• Supplied material:
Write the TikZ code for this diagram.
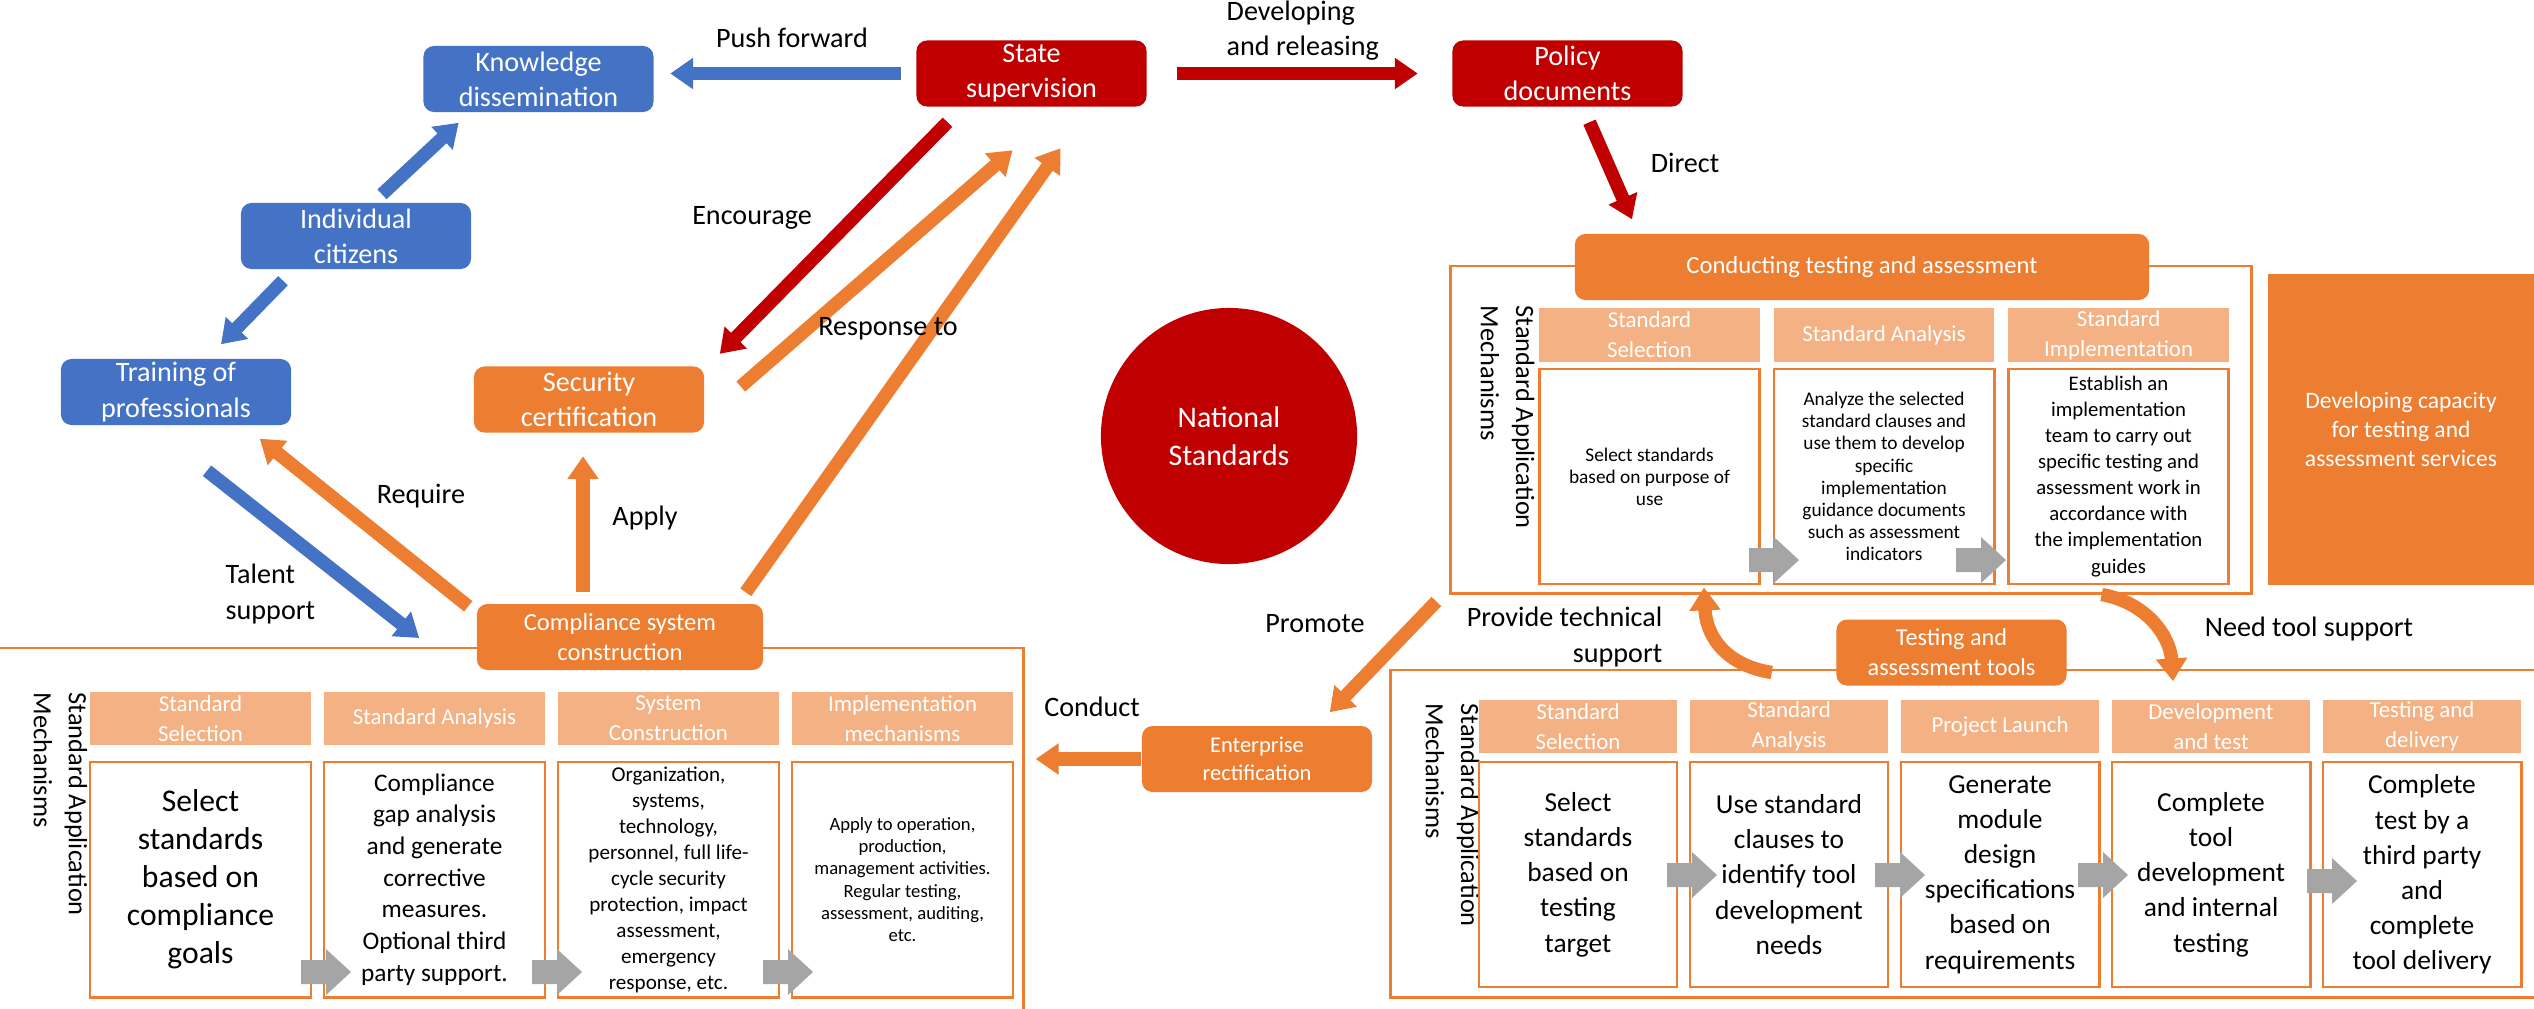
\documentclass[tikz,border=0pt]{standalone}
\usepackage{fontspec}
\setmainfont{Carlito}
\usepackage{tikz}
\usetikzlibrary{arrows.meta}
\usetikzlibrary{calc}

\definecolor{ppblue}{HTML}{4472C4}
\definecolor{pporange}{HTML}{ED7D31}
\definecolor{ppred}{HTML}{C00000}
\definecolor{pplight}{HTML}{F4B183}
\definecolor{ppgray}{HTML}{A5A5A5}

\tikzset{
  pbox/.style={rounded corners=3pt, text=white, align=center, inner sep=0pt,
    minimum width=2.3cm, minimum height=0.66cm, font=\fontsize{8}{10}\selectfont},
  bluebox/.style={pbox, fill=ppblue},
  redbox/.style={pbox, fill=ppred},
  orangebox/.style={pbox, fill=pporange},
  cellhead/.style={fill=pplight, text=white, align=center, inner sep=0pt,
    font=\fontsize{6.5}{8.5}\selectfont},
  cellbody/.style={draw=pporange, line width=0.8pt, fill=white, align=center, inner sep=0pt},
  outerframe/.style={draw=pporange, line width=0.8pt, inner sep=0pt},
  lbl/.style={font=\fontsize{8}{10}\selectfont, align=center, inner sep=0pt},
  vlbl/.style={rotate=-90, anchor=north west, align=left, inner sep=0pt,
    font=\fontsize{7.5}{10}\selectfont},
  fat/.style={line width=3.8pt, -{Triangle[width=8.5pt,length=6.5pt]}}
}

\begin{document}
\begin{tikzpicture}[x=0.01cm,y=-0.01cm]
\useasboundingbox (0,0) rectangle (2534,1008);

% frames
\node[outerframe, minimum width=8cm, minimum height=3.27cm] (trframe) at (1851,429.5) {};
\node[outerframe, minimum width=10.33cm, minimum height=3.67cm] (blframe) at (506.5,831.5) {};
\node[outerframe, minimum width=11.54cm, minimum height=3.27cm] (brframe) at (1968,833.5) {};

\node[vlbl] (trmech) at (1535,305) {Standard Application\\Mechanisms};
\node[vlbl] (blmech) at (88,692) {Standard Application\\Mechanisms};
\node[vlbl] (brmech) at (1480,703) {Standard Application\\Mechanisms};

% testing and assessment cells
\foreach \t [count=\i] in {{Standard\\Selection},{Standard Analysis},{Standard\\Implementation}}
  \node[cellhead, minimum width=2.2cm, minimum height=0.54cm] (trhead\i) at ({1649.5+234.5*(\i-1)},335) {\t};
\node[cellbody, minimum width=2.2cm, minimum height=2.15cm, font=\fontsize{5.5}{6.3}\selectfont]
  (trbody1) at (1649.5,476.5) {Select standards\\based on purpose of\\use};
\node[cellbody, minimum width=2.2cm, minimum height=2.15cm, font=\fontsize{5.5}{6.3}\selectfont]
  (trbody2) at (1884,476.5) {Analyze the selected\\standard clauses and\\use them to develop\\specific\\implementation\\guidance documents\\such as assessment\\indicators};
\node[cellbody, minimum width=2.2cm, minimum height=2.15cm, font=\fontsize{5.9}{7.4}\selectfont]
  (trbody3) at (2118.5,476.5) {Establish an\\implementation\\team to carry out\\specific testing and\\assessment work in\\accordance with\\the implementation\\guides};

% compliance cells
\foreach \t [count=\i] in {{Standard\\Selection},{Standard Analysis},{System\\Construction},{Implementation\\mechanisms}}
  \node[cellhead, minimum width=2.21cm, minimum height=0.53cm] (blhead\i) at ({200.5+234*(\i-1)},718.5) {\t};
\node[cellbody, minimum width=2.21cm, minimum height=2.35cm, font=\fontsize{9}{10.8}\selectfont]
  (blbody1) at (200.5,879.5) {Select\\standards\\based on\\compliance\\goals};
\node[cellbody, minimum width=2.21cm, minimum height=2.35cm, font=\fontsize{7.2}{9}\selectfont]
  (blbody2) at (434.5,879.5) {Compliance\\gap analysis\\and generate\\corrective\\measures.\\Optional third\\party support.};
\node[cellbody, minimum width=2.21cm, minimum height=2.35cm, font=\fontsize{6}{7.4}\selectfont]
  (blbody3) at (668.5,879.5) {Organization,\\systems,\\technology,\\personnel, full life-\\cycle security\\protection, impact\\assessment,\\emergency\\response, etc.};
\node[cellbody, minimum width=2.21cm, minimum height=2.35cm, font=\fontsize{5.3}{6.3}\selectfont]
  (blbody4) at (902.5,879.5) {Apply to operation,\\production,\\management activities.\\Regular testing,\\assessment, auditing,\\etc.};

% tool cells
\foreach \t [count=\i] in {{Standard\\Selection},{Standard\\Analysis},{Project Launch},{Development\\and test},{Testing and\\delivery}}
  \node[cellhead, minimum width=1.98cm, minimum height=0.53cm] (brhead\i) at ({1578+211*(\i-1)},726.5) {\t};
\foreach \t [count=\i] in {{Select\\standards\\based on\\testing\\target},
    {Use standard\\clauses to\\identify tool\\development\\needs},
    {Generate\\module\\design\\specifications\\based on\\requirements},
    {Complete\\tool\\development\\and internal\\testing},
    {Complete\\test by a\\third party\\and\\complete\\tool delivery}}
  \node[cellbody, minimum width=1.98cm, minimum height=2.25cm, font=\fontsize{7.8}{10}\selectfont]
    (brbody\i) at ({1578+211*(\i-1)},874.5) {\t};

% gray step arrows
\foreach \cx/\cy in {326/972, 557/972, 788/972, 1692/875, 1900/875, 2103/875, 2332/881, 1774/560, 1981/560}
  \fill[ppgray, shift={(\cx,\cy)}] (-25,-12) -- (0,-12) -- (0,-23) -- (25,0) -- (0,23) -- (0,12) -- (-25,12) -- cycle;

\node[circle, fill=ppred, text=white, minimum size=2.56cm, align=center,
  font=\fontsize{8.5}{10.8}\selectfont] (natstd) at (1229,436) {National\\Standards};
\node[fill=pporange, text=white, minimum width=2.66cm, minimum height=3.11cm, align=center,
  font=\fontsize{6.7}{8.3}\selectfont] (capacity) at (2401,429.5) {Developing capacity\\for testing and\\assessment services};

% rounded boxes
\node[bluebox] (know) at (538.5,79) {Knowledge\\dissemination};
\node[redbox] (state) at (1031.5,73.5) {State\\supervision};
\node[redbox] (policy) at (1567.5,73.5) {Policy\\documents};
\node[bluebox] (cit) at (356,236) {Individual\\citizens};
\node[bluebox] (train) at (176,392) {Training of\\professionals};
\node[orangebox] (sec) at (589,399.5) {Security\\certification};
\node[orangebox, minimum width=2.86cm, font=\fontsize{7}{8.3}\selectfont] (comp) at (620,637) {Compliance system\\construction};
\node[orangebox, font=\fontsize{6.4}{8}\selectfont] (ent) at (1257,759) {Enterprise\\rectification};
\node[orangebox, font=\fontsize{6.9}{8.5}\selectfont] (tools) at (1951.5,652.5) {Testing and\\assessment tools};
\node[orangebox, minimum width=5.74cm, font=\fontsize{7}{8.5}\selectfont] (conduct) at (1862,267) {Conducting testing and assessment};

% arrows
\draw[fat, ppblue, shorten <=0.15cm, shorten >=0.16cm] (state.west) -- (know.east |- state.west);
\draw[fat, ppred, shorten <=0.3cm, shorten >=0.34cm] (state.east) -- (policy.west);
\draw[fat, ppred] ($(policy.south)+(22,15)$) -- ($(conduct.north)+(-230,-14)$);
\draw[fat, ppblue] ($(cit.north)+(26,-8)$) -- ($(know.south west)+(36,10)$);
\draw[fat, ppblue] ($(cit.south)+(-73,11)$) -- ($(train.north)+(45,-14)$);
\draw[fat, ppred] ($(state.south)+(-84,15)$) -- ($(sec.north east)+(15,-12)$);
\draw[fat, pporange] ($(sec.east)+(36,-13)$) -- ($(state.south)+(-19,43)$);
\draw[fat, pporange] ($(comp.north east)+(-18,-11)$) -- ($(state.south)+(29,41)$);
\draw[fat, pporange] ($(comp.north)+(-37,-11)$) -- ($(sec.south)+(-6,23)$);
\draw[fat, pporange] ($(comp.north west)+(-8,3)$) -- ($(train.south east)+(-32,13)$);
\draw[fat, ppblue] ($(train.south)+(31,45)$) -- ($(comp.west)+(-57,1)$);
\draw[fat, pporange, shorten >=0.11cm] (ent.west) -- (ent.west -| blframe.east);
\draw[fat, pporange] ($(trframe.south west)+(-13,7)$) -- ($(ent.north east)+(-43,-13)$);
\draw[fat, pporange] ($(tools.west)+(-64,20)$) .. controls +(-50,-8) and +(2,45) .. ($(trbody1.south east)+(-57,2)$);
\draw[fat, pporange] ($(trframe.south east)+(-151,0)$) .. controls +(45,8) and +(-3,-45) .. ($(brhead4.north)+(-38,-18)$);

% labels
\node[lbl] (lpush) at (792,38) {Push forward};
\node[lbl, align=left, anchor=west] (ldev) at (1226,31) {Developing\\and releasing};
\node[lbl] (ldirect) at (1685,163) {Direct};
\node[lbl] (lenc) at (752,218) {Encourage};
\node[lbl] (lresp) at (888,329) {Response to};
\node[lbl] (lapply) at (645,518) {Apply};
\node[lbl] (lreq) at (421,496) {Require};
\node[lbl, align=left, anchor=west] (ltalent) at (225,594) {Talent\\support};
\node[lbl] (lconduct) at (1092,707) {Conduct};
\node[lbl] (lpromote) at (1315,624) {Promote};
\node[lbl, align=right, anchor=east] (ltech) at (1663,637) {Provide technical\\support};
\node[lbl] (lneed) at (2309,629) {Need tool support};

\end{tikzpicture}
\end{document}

• Exercise aim: Leave out the pictures and repeat exactly the lines from the start of the material through the line that contains "(brmech) at (1480,703)", both included.

• Problem solution:
Write the TikZ code for this diagram.
\documentclass[tikz,border=0pt]{standalone}
\usepackage{fontspec}
\setmainfont{Carlito}
\usepackage{tikz}
\usetikzlibrary{arrows.meta}
\usetikzlibrary{calc}

\definecolor{ppblue}{HTML}{4472C4}
\definecolor{pporange}{HTML}{ED7D31}
\definecolor{ppred}{HTML}{C00000}
\definecolor{pplight}{HTML}{F4B183}
\definecolor{ppgray}{HTML}{A5A5A5}

\tikzset{
  pbox/.style={rounded corners=3pt, text=white, align=center, inner sep=0pt,
    minimum width=2.3cm, minimum height=0.66cm, font=\fontsize{8}{10}\selectfont},
  bluebox/.style={pbox, fill=ppblue},
  redbox/.style={pbox, fill=ppred},
  orangebox/.style={pbox, fill=pporange},
  cellhead/.style={fill=pplight, text=white, align=center, inner sep=0pt,
    font=\fontsize{6.5}{8.5}\selectfont},
  cellbody/.style={draw=pporange, line width=0.8pt, fill=white, align=center, inner sep=0pt},
  outerframe/.style={draw=pporange, line width=0.8pt, inner sep=0pt},
  lbl/.style={font=\fontsize{8}{10}\selectfont, align=center, inner sep=0pt},
  vlbl/.style={rotate=-90, anchor=north west, align=left, inner sep=0pt,
    font=\fontsize{7.5}{10}\selectfont},
  fat/.style={line width=3.8pt, -{Triangle[width=8.5pt,length=6.5pt]}}
}

\begin{document}
\begin{tikzpicture}[x=0.01cm,y=-0.01cm]
\useasboundingbox (0,0) rectangle (2534,1008);

% frames
\node[outerframe, minimum width=8cm, minimum height=3.27cm] (trframe) at (1851,429.5) {};
\node[outerframe, minimum width=10.33cm, minimum height=3.67cm] (blframe) at (506.5,831.5) {};
\node[outerframe, minimum width=11.54cm, minimum height=3.27cm] (brframe) at (1968,833.5) {};

\node[vlbl] (trmech) at (1535,305) {Standard Application\\Mechanisms};
\node[vlbl] (blmech) at (88,692) {Standard Application\\Mechanisms};
\node[vlbl] (brmech) at (1480,703) {Standard Application\\Mechanisms};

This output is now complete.